- Task requirements: What is the count of lines in the listing below that hold the string "this"? Reply with that number alone.
____ Extracted information
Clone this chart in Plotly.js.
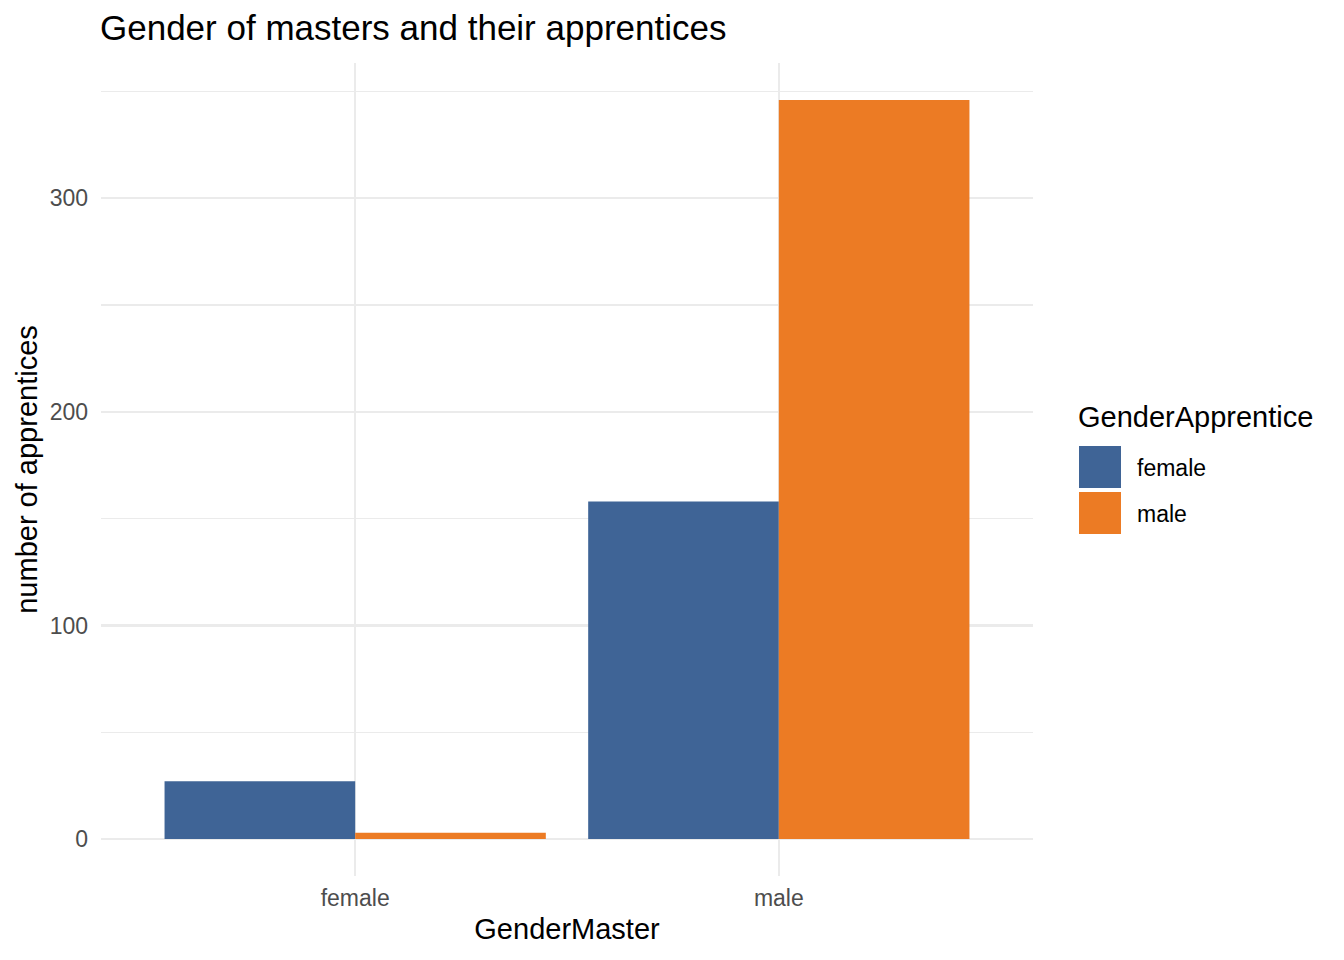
________
____ Extracted information
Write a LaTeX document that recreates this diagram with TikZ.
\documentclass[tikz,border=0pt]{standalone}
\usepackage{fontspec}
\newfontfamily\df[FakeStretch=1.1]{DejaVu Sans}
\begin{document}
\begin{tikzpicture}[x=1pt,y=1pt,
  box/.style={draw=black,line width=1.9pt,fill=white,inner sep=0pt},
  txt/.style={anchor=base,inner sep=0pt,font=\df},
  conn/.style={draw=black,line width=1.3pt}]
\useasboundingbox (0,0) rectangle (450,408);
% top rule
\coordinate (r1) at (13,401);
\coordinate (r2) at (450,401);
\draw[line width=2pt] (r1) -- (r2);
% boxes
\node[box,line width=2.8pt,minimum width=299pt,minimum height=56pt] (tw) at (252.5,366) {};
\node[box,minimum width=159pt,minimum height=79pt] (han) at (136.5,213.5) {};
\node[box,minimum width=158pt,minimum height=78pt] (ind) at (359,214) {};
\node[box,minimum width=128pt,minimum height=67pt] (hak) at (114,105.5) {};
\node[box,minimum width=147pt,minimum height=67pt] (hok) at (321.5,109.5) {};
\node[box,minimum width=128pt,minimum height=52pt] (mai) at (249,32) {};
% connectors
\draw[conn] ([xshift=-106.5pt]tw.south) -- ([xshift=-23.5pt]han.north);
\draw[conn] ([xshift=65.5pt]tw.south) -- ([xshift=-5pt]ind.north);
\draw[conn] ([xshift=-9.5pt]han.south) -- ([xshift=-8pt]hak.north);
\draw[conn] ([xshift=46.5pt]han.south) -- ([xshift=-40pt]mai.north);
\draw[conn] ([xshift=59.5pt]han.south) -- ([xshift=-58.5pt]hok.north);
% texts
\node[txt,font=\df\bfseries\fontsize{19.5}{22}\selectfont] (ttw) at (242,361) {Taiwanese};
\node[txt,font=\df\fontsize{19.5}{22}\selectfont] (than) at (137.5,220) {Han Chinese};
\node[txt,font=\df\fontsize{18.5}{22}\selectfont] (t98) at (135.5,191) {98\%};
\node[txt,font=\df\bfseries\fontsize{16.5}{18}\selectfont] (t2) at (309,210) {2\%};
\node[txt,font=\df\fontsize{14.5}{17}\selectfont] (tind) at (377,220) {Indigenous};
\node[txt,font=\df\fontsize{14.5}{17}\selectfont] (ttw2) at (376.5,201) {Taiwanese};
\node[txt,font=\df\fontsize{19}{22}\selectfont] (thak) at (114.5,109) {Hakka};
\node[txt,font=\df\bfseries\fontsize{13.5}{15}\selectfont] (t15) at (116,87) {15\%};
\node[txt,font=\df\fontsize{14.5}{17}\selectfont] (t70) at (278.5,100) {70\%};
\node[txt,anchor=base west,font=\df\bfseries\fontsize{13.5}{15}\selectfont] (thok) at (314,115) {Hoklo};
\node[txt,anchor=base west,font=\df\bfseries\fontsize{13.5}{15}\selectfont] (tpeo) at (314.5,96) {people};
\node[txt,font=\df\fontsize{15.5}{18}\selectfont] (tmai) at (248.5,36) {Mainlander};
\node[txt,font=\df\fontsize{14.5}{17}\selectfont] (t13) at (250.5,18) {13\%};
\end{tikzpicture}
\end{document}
________
- Expected output: 2